> _Aim_: Omit every picture, and retype the lines that run from the beginning of the data below through the line containing "(t2) at (703,100)", inclusive.

> _Information provided_:
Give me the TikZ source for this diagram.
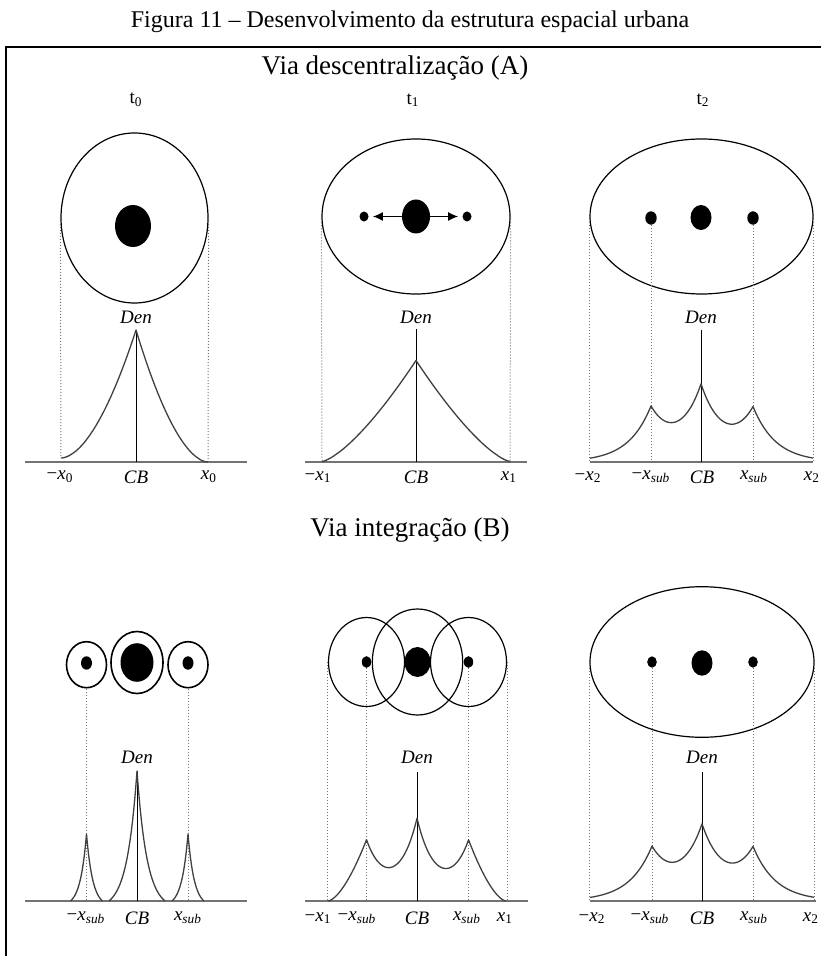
\documentclass[tikz,border=0pt]{standalone}
\usepackage{fontspec}
\setmainfont{Liberation Serif}
\usetikzlibrary{
    shapes.geometric,
    arrows.meta,
    positioning
}
\newcommand{\xsub}[1]{\textit{x}\textsubscript{#1}}

\begin{document}
\begin{tikzpicture}[x=0.5pt, y=-0.5pt,
    ring/.style={ellipse, draw, line width=0.6pt, inner sep=0pt},
    blob/.style={ellipse, fill, inner sep=0pt},
    proj/.style={densely dotted, line width=0.5pt, black!55},
    axisline/.style={line width=1pt, black!55},
    spine/.style={line width=0.5pt},
    dens/.style={line width=0.65pt, black!75, line join=round},
    push/.style={-{Latex[length=5pt,width=4.5pt]}, line width=0.6pt, shorten >=2pt},
    lab/.style={font=\fontsize{9.5}{11}\selectfont, inner sep=0pt},
    ttl/.style={font=\fontsize{13.5}{16}\selectfont, inner sep=0pt},
    declare function={
        pw(\uu,\pp)=exp(\pp*ln(max(\uu,0.0001)));
        cs(\dd,\kk)=exp(-\kk*abs(\dd));
        sp(\dd,\hh,\kk,\ww)=\hh*(exp(-\kk*abs(\dd))-exp(-\kk*\ww))/(1-exp(-\kk*\ww));
        gA(\vv)=68*cs(\vv-701,0.044)+48*cs(\vv-651,0.044)+48*cs(\vv-753,0.044);
        gB(\vv)=76*cs(\vv-417,0.055)+56.4*cs(\vv-366.5,0.055)+56.4*cs(\vv-468.5,0.055);
        gC(\vv)=67*cs(\vv-702,0.044)+47*cs(\vv-652,0.044)+47*cs(\vv-753,0.044);
    }]
\useasboundingbox (0,0) rectangle (821,956);
\draw[line width=1.2pt] (6,956) |- (821,47);
\node[font=\fontsize{12}{14}\selectfont, inner sep=0pt] (cap) at (410,22) {Figura 11 – Desenvolvimento da estrutura espacial urbana};
\node[ttl] (ta) at (395,68) {Via descentralização (A)};
\node[ttl] (tb) at (410,530) {Via integração (B)};
\node[lab] (t0) at (136,100) {t\textsubscript{0}};
\node[lab] (t1) at (413,100) {t\textsubscript{1}};
\node[lab] (t2) at (703,100) {t\textsubscript{2}};

\node[ring, minimum width=73.5pt, minimum height=85pt] (a0) at (134.5,218) {};
\node[blob, minimum width=18pt, minimum height=21pt] (c0) at (133,226) {};
\node[lab] (den0) at (136,317) {\textit{Den}};
\coordinate (p0) at (136,330);
\coordinate (o0) at (136,462);
\coordinate (l0) at (61,458);
\coordinate (r0) at (208,462);
\draw[axisline] (25,462) -- (247,462);
\draw[proj] (a0.west) -- (l0) (a0.east) -- (r0);
\draw[spine] (p0) -- (o0);
\draw[dens] plot[domain=61:136, samples=60] (\x,{458-128*pw((\x-61)/75,1.8)})
    -- plot[domain=136:208, samples=60] (\x,{462-132*pw((208-\x)/72,1.8)});
\node[lab] at (60,477) {−\xsub{0}};
\node[lab] at (136,477) {\textit{CB}};
\node[lab] at (209,477) {\xsub{0}};

\node[ring, minimum width=94pt, minimum height=77.5pt] (a1) at (416,216.5) {};
\node[blob, minimum width=14pt, minimum height=17pt] (c1) at (416,216.5) {};
\node[blob, minimum width=4.5pt, minimum height=5pt] (m1) at (364,216.5) {};
\node[blob, minimum width=4.5pt, minimum height=5pt] (n1) at (467,216.5) {};
\draw[push] (c1) -- (m1);
\draw[push] (c1) -- (n1);
\node[lab] (den1) at (416,317) {\textit{Den}};
\coordinate (p1) at (416,329);
\coordinate (o1) at (416,462);
\coordinate (l1) at (322,461.5);
\coordinate (r1) at (510,461.5);
\draw[axisline] (305,462) -- (527,462);
\draw[proj] (a1.west) -- (l1) (a1.east) -- (r1);
\draw[spine] (p1) -- (o1);
\draw[dens] plot[domain=322:416, samples=60] (\x,{461.5-101*pw((\x-322)/94,1.4)})
    -- plot[domain=416:510, samples=60] (\x,{461.5-101*pw((510-\x)/94,1.4)});
\node[lab] at (318,477) {−\xsub{1}};
\node[lab] at (416,477) {\textit{CB}};
\node[lab] at (509,477) {\xsub{1}};

\node[ring, minimum width=111.5pt, minimum height=77.5pt] (a2) at (701.5,216.5) {};
\node[blob, minimum width=10.5pt, minimum height=12.5pt] (c2) at (701,217.5) {};
\node[blob, minimum width=5.7pt, minimum height=6.7pt] (m2) at (651,218) {};
\node[blob, minimum width=5.7pt, minimum height=6.7pt] (n2) at (753,218) {};
\node[lab] (den2) at (701,317) {\textit{Den}};
\coordinate (p2) at (701,330);
\coordinate (o2) at (701,462);
\draw[axisline] (590,462) -- (813,462);
\draw[proj] (a2.west) -- (a2.west |- o2) (a2.east) -- (a2.east |- o2);
\draw[proj] (m2) -- (m2 |- o2) (n2) -- (n2 |- o2);
\draw[spine] (p2) -- (o2);
\draw[dens] plot[domain=590:651, samples=40] (\x,{462-gA(\x)})
    -- plot[domain=651:701, samples=40] (\x,{462-gA(\x)})
    -- plot[domain=701:753, samples=40] (\x,{462-gA(\x)})
    -- plot[domain=753:813, samples=40] (\x,{462-gA(\x)});
\node[lab] at (588,477) {−\xsub{2}};
\node[lab] at (651,477) {−\xsub{\textit{sub}}};
\node[lab] at (702,477) {\textit{CB}};
\node[lab] at (754,477) {\xsub{\textit{sub}}};
\node[lab] at (812,477) {\xsub{2}};

\node[ring, line width=0.8pt, minimum width=26pt, minimum height=31pt] (a3) at (137,662.5) {};
\node[ring, line width=0.8pt, minimum width=20pt, minimum height=23pt] (g3) at (86.5,664.7) {};
\node[ring, line width=0.8pt, minimum width=20pt, minimum height=23pt] (h3) at (188,664.7) {};
\node[blob, minimum width=16.5pt, minimum height=19.3pt] (c3) at (137,662.5) {};
\node[blob, minimum width=5.5pt, minimum height=6.7pt] (m3) at (86.5,663) {};
\node[blob, minimum width=5.5pt, minimum height=6.7pt] (n3) at (188,663) {};
\node[lab] (den3) at (137,757) {\textit{Den}};
\coordinate (p3) at (137,771);
\coordinate (o3) at (137,901);
\draw[axisline] (25,901) -- (247,901);
\draw[proj] (g3.south) -- (g3.south |- o3) (h3.south) -- (h3.south |- o3);
\draw[spine] (p3) -- (o3);
\draw[dens] plot[domain=109:137, samples=40] (\x,{901-sp(\x-137,130,0.1,28)})
    -- plot[domain=137:165, samples=40] (\x,{901-sp(\x-137,130,0.1,28)});
\draw[dens] plot[domain=70.5:86.5, samples=30] (\x,{901-sp(\x-86.5,67,0.16,16)})
    -- plot[domain=86.5:102.5, samples=30] (\x,{901-sp(\x-86.5,67,0.16,16)});
\draw[dens] plot[domain=172:188, samples=30] (\x,{901-sp(\x-188,67,0.16,16)})
    -- plot[domain=188:204, samples=30] (\x,{901-sp(\x-188,67,0.16,16)});
\node[lab] at (86,918) {−\xsub{\textit{sub}}};
\node[lab] at (137,918) {\textit{CB}};
\node[lab] at (188,918) {\xsub{\textit{sub}}};

\node[ring, minimum width=45.2pt, minimum height=53pt] (a4) at (417.5,662) {};
\node[ring, minimum width=38pt, minimum height=44.5pt] (g4) at (366.5,662) {};
\node[ring, minimum width=38pt, minimum height=44.5pt] (h4) at (468.5,662) {};
\node[blob, minimum width=13pt, minimum height=15pt] (c4) at (417.5,662) {};
\node[blob, minimum width=4.7pt, minimum height=5.8pt] (m4) at (366.5,662) {};
\node[blob, minimum width=4.7pt, minimum height=5.8pt] (n4) at (468.5,662) {};
\node[lab] (den4) at (417,757) {\textit{Den}};
\coordinate (p4) at (417,772);
\coordinate (o4) at (417,901);
\draw[axisline] (305,901) -- (528,901);
\draw[proj] (g4.west) -- (g4.west |- o4) (h4.east) -- (h4.east |- o4);
\draw[proj] (m4) -- (m4 |- o4) (n4) -- (n4 |- o4);
\draw[spine] (p4) -- (o4);
\draw[dens] plot[domain=328:366.5, samples=40] (\x,{901-61.3*pw((\x-328)/38.5,1.6)})
    -- plot[domain=366.5:417, samples=40] (\x,{901-gB(\x)})
    -- plot[domain=417:468.5, samples=40] (\x,{901-gB(\x)})
    -- plot[domain=468.5:506, samples=40] (\x,{901-61.3*pw((506-\x)/37.5,1.6)});
\node[lab] at (318,918) {−\xsub{1}};
\node[lab] at (357,918) {−\xsub{\textit{sub}}};
\node[lab] at (417,918) {\textit{CB}};
\node[lab] at (467,918) {\xsub{\textit{sub}}};
\node[lab] at (505,918) {\xsub{1}};

\node[ring, minimum width=112pt, minimum height=75.3pt] (a5) at (702,662) {};
\node[blob, minimum width=10.5pt, minimum height=12.7pt] (c5) at (702,663) {};
\node[blob, minimum width=4.8pt, minimum height=5.7pt] (m5) at (652,662) {};
\node[blob, minimum width=4.8pt, minimum height=5.7pt] (n5) at (753,662) {};
\node[lab] (den5) at (702,757) {\textit{Den}};
\coordinate (p5) at (702,772);
\coordinate (o5) at (702,901);
\draw[axisline] (590,901) -- (816,901);
\draw[proj] (a5.west) -- (a5.west |- o5) (a5.east) -- (a5.east |- o5);
\draw[proj] (m5) -- (m5 |- o5) (n5) -- (n5 |- o5);
\draw[spine] (p5) -- (o5);
\draw[dens] plot[domain=590:652, samples=40] (\x,{901-gC(\x)})
    -- plot[domain=652:702, samples=40] (\x,{901-gC(\x)})
    -- plot[domain=702:753, samples=40] (\x,{901-gC(\x)})
    -- plot[domain=753:814, samples=40] (\x,{901-gC(\x)});
\node[lab] at (592,918) {−\xsub{2}};
\node[lab] at (650,918) {−\xsub{\textit{sub}}};
\node[lab] at (702,918) {\textit{CB}};
\node[lab] at (754,918) {\xsub{\textit{sub}}};
\node[lab] at (811,918) {\xsub{2}};
\end{tikzpicture}
\end{document}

> _Problem solution_:
Give me the TikZ source for this diagram.
\documentclass[tikz,border=0pt]{standalone}
\usepackage{fontspec}
\setmainfont{Liberation Serif}
\usetikzlibrary{
    shapes.geometric,
    arrows.meta,
    positioning
}
\newcommand{\xsub}[1]{\textit{x}\textsubscript{#1}}

\begin{document}
\begin{tikzpicture}[x=0.5pt, y=-0.5pt,
    ring/.style={ellipse, draw, line width=0.6pt, inner sep=0pt},
    blob/.style={ellipse, fill, inner sep=0pt},
    proj/.style={densely dotted, line width=0.5pt, black!55},
    axisline/.style={line width=1pt, black!55},
    spine/.style={line width=0.5pt},
    dens/.style={line width=0.65pt, black!75, line join=round},
    push/.style={-{Latex[length=5pt,width=4.5pt]}, line width=0.6pt, shorten >=2pt},
    lab/.style={font=\fontsize{9.5}{11}\selectfont, inner sep=0pt},
    ttl/.style={font=\fontsize{13.5}{16}\selectfont, inner sep=0pt},
    declare function={
        pw(\uu,\pp)=exp(\pp*ln(max(\uu,0.0001)));
        cs(\dd,\kk)=exp(-\kk*abs(\dd));
        sp(\dd,\hh,\kk,\ww)=\hh*(exp(-\kk*abs(\dd))-exp(-\kk*\ww))/(1-exp(-\kk*\ww));
        gA(\vv)=68*cs(\vv-701,0.044)+48*cs(\vv-651,0.044)+48*cs(\vv-753,0.044);
        gB(\vv)=76*cs(\vv-417,0.055)+56.4*cs(\vv-366.5,0.055)+56.4*cs(\vv-468.5,0.055);
        gC(\vv)=67*cs(\vv-702,0.044)+47*cs(\vv-652,0.044)+47*cs(\vv-753,0.044);
    }]
\useasboundingbox (0,0) rectangle (821,956);
\draw[line width=1.2pt] (6,956) |- (821,47);
\node[font=\fontsize{12}{14}\selectfont, inner sep=0pt] (cap) at (410,22) {Figura 11 – Desenvolvimento da estrutura espacial urbana};
\node[ttl] (ta) at (395,68) {Via descentralização (A)};
\node[ttl] (tb) at (410,530) {Via integração (B)};
\node[lab] (t0) at (136,100) {t\textsubscript{0}};
\node[lab] (t1) at (413,100) {t\textsubscript{1}};
\node[lab] (t2) at (703,100) {t\textsubscript{2}};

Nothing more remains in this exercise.